Information über den Zugfahrplan zu ergattern ist ein schieres Ding der Unmöglichkeit. Wir sind dreimal mit dem Zug gefahren (und haben in ganz Kuba keinen einzigen Touristen getroffen, der dies je gewagt hätte), mussten den Plan aber mindestens genauso oft wieder verwerfen. Es gibt Strecken, die werden nur jeden dritten Tag befahren und diese Züge fallen dann auch noch zur Hälfte aus – macht also einen Zug pro Woche. Der einzige verlässliche Weg der Informationsbeschaffung ist das persönliche Erscheinen am Bahnhof am Tag vor der geplanten Reise. Auf einer Kreidetafel steht dann die aktuell geplante Fahrzeit (der gedruckte Abfahrtsplan hat keine praktische Relevanz). Allzu oft steht auf besagter Tafel allerdings das fiese Wort „cancelado – gestrichen“, was einem letztlich doch dazu zwingt, ein Busticket zu kaufen.
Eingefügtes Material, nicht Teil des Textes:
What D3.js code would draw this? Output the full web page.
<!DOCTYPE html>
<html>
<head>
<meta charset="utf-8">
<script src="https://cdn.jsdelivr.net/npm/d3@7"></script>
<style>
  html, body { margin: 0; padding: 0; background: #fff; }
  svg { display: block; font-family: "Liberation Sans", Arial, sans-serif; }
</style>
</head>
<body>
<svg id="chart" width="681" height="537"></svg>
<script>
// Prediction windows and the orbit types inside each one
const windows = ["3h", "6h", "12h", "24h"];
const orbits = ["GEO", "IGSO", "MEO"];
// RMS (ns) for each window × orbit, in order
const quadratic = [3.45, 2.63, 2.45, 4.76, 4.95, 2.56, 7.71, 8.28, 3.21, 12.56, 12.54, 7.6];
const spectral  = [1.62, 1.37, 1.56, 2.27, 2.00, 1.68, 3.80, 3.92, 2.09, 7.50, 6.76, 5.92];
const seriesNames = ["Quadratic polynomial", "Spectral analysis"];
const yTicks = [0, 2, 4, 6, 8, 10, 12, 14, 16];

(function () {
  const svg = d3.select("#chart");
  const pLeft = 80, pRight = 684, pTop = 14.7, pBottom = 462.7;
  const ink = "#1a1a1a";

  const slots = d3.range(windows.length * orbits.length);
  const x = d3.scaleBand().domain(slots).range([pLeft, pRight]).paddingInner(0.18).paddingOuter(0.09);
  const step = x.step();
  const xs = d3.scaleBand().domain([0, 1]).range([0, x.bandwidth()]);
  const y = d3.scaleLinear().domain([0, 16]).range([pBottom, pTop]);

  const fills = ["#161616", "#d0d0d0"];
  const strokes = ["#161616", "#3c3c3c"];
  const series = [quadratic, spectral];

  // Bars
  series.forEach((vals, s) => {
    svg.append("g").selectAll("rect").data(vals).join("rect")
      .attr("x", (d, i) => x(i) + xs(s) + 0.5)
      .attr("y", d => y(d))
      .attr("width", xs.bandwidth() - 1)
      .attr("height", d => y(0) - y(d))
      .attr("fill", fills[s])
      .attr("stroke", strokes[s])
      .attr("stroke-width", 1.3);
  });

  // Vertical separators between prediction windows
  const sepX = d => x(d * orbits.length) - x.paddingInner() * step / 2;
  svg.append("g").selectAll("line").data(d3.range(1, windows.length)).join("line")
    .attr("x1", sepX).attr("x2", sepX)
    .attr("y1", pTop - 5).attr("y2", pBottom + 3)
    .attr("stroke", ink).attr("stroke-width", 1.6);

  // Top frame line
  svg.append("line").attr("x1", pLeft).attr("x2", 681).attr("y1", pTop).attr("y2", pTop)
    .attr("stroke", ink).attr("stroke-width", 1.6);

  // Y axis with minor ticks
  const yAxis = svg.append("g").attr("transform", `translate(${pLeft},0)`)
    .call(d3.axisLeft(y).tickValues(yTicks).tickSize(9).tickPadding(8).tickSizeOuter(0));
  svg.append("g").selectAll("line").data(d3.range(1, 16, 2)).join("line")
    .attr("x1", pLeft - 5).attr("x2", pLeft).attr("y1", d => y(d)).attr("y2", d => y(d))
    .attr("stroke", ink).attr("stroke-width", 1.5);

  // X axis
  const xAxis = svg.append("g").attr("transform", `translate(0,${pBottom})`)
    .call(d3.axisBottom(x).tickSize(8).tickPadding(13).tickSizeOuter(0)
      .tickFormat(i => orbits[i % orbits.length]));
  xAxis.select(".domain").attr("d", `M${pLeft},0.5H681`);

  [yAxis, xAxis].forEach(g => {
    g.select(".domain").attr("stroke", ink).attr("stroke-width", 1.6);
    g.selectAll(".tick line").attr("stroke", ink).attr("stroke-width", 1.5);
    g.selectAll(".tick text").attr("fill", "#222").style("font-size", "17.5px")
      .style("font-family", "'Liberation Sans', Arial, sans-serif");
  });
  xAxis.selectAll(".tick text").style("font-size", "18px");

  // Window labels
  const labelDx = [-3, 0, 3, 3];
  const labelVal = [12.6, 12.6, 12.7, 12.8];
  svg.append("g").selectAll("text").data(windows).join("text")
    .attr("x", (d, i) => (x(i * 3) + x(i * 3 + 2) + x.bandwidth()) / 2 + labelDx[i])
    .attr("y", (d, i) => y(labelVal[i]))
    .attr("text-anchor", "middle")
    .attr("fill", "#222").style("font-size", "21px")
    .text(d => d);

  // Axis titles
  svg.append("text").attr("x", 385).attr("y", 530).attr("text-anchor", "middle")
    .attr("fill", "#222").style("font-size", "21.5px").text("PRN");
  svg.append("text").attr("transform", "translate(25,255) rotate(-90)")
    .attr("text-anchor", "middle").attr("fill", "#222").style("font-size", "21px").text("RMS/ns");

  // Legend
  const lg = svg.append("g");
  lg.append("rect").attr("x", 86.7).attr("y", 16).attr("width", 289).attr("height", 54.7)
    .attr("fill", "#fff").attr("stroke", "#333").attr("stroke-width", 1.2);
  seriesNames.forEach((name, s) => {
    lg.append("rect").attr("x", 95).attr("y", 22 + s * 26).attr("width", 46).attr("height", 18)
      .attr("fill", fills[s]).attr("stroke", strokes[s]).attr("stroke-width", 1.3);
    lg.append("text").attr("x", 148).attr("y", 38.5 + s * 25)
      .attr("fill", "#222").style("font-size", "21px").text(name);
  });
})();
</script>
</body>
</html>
Öffentliche Toiletten sind ein Alptraum. In unser Hirn brennen sich Bilder ein, die man lieber vergessen würde. Schreiben darüber wollen wir erst gar nicht anfangen…
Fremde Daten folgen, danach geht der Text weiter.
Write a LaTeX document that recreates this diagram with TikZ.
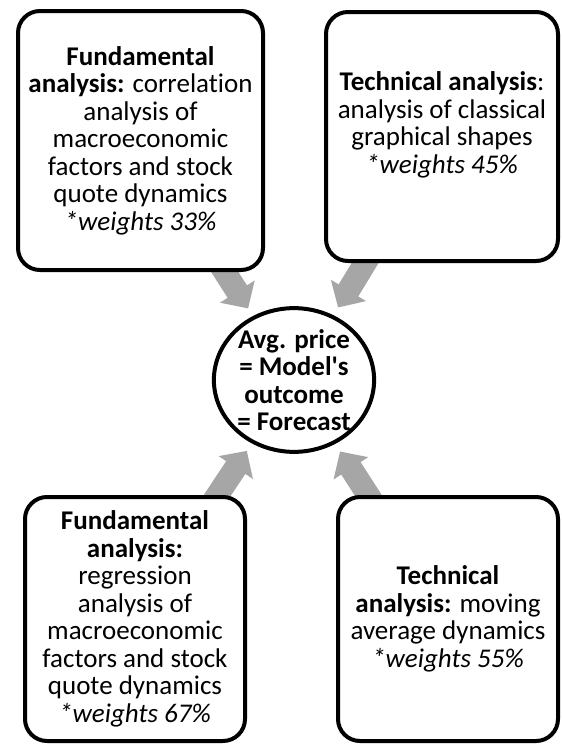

Leider sind die Kubaner ziemliche Umweltschweine. Da fliegt die Getränkedose bei voller Fahrt aus dem Fenster oder da landet der volle Müllsack im Fluss.
Der Zugang zum Internet ist in Kuba ein Privileg, welches nur wenigen Menschen gewährt wird. Touristen müssen in den staatlichen Telekommunikationsläden im WorldWideWeb surfen (sechs CUC für eine Stunde langsames Internet). Vorher ist Schlangestehen angesagt und Wartezeiten von ein bis zwei Stunden sind keine Seltenheit, wie wir selbst leidvoll erfahren. Außerdem ist das Vorzeigen der Pässe obligatorisch und die persönlichen Daten werden in handgeschriebenen Listen gespeichert – die volle Dosis Staatsüberwachung und Planwirtschaft…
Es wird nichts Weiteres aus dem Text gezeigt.